De toute façon, le juge à la retraite Michel Bastarache va se pencher sur la question, a souligné M. Charest. «Il aura l'occasion de voir de quelle façon les choses se passent.» Le gouvernement a donné mardi à cet ancien juge de la Cour suprême le mandat de mener une commission d'enquête sur les allégations de l'ancien ministre de la Justice Marc Bellemare concernant le trafic d'influence qui entourerait la nomination des juges.
Depuis sa nomination il y a 16 mois, Kathleen Weil a nommé une vingtaine de juges. Jean Charest s'en est mêlé «à peu près cinq fois», a indiqué la ministre sur les ondes de TVA. M. Weil a dit ne pas savoir ce que Jean Charest faisait des informations qu'il obtenait sur les candidats. Elle ne sait pas si elles étaient transmises à Chantal Landry, qui est en lien avec le parti et qui est la responsable des nominations gouvernementales au sein du cabinet du premier ministre.

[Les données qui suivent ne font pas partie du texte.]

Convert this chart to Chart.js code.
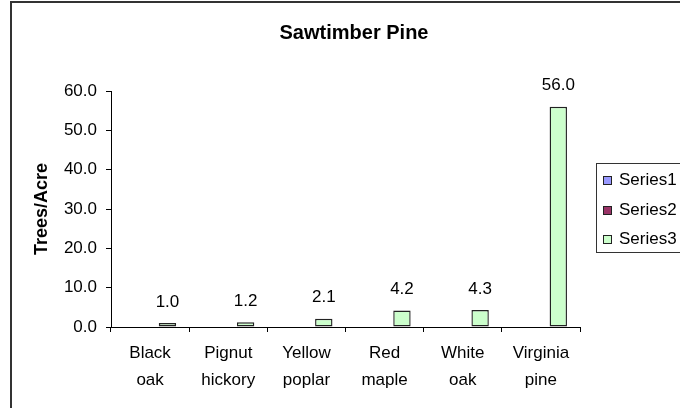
<!DOCTYPE html>
<html>
<head>
<meta charset="utf-8">
<script src="https://cdn.jsdelivr.net/npm/chart.js@4/dist/chart.umd.min.js"></script>
<style>
  html, body { margin: 0; padding: 0; background: #fff; }
  #wrap { position: relative; width: 680px; height: 408px; }
</style>
</head>
<body>
<div id="wrap"><canvas id="c" width="680" height="408"></canvas></div>
<script>
// Tree species along the category axis (two-line labels)
const categories = [
  ['Black', 'oak'],
  ['Pignut', 'hickory'],
  ['Yellow', 'poplar'],
  ['Red', 'maple'],
  ['White', 'oak'],
  ['Virginia', 'pine']
];
// Trees per acre for each series
const series1 = [null, null, null, null, null, null];
const series2 = [null, null, null, null, null, null];
const series3 = [1.0, 1.2, 2.1, 4.2, 4.3, 56.0];
const seriesNames = ['Series1', 'Series2', 'Series3'];
const seriesColors = ['#9999FF', '#993366', '#CCFFCC'];
const yTicks = [0, 10, 20, 30, 40, 50, 60];

const FONT = "'Liberation Sans', Arial, Helvetica, sans-serif";

// Chart-area frame, title, axis title, boxed legend and value labels
const decorations = {
  id: 'decorations',
  beforeDraw(chart) {
    const ctx = chart.ctx;
    ctx.save();
    ctx.fillStyle = '#ffffff';
    ctx.fillRect(0, 0, chart.width, chart.height);
    ctx.strokeStyle = '#333333';
    ctx.lineWidth = 2;
    ctx.strokeRect(11, 2, 900, 600);
    ctx.restore();
  },
  afterDatasetsDraw(chart) {
    const ctx = chart.ctx;
    ctx.save();
    ctx.fillStyle = '#000';
    ctx.font = '17px ' + FONT;
    ctx.textAlign = 'center';
    ctx.textBaseline = 'middle';
    const meta = chart.getDatasetMeta(2);
    meta.data.forEach((bar, i) => {
      const v = series3[i];
      if (v == null) return;
      ctx.fillText(v.toFixed(1), bar.x, bar.y - 21);
    });
    ctx.restore();
  },
  afterDraw(chart) {
    const ctx = chart.ctx;
    const area = chart.chartArea;
    ctx.save();
    ctx.fillStyle = '#000';
    // title
    ctx.font = 'bold 20px ' + FONT;
    ctx.textAlign = 'center';
    ctx.textBaseline = 'middle';
    ctx.fillText('Sawtimber Pine', 354, 33);
    // value axis title
    ctx.save();
    ctx.translate(42, (area.top + area.bottom) / 2);
    ctx.rotate(-Math.PI / 2);
    ctx.font = 'bold 18px ' + FONT;
    ctx.fillText('Trees/Acre', 0, 0);
    ctx.restore();
    // legend
    ctx.strokeStyle = '#333333';
    ctx.lineWidth = 1;
    ctx.strokeRect(596.5, 163.5, 200, 89);
    ctx.font = '17px ' + FONT;
    ctx.textAlign = 'left';
    const rows = [180, 210, 239];
    seriesNames.forEach((name, i) => {
      ctx.fillStyle = seriesColors[i];
      ctx.fillRect(603, rows[i] - 4, 9, 9);
      ctx.strokeStyle = '#222';
      ctx.strokeRect(603.5, rows[i] - 3.5, 8, 8);
      ctx.fillStyle = '#000';
      ctx.fillText(name, 619, rows[i]);
    });
    ctx.restore();
  }
};

const datasets = [series1, series2, series3].map((d, i) => ({
  label: seriesNames[i],
  data: d,
  backgroundColor: seriesColors[i],
  borderColor: '#222222',
  borderWidth: 1.4,
  borderSkipped: false,
  barPercentage: 1.0,
  categoryPercentage: 3 / 4.5
}));

new Chart(document.getElementById('c'), {
  type: 'bar',
  data: { labels: categories, datasets },
  plugins: [decorations],
  options: {
    responsive: false,
    animation: false,
    layout: { padding: { top: 91, right: 100, left: 0, bottom: 0 } },
    plugins: {
      legend: { display: false },
      title: { display: false },
      tooltip: { enabled: false }
    },
    scales: {
      x: {
        afterFit(scale) { scale.height = 81; },
        border: { display: true, color: '#000', width: 1 },
        grid: { display: true, drawOnChartArea: false, offset: true, tickLength: 5, color: '#000' },
        ticks: {
          color: '#000',
          padding: 8,
          maxRotation: 0,
          autoSkip: false,
          font: { family: FONT, size: 17, lineHeight: 1.6 }
        }
      },
      y: {
        min: 0,
        max: 60,
        afterFit(scale) { scale.width = 111; },
        afterBuildTicks(scale) { scale.ticks = yTicks.map(v => ({ value: v })); },
        border: { display: true, color: '#000', width: 1 },
        grid: { display: true, drawOnChartArea: false, tickLength: 5, color: '#000' },
        ticks: {
          color: '#000',
          padding: 9,
          font: { family: FONT, size: 17 },
          callback: v => Number(v).toFixed(1)
        }
      }
    }
  }
});
</script>
</body>
</html>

Kathleen Weil ne sait pas si elle a nommé juges des péquistes. «Ce n'est pas dans le CV», a-t-elle dit. «Personnellement, je n'ai pas une connaissance de leur background politique. Je ne suis pas en politique depuis longtemps.»
Hier, les ministres libéraux présents au conseil général semblaient ne rien savoir du rôle du premier ministre dans la nomination des juges. C'est le cas de la vice-première ministre, Nathalie Normandeau, qui l'a appris en même que tout le monde hier, elle qui répétait cette semaine que seuls la ministre de la Justice et le comité de sélection avaient accès à la liste des candidats. Mais en bonne soldate, elle a défendu son patron. «Il ne faut pas se scandaliser [du fait] que la ministre de la Justice juge important, dans certaines circonstances, d'aller voir son premier ministre», a-t-elle avancé.
Yvon Marcoux, ministre de la Justice de février 2005 à avril 2007, a refusé de dire, hier, s'il consultait le premier ministre sur la nomination des juges. Il en parlera seulement devant la commission d'enquête s'il est appelé à témoigner, a-t-il dit.
Les interventions de Jean Charest dans la nomination des juges pourraient expliquer pourquoi Marc Bellemare aurait nommé trois juges contre son gré, comme il l'affirme.
Chose certaine, Kathleen Weil ne peut plus soutenir, comme elle le faisait encore hier et comme l'a fait Jean Charest cette semaine, que «les règles n'ont pas été changées par rapport à ce qui s'est toujours fait depuis 30 ans», c'est-à-dire depuis que Marc-André Bédard les a mises en vigueur en 1979.
En effet, ni Jacques Parizeau, ni Lucien Bouchard, ni Bernard Landry ne sont jamais intervenus dans la nomination des juges et ils n'ont jamais pris connaissance de l'identité des candidats, a signalé hier Paul Bégin, qui a été ministre de la Justice sous ces trois premiers ministres.
L'intervention du premier ministre actuel dans le processus est «tout à fait incompréhensible, a dit Paul Bégin au Devoir. Quand on est un juge, on n'est pas un politicien, on exerce un devoir. Sinon, la justice est en péril et la société est en péril».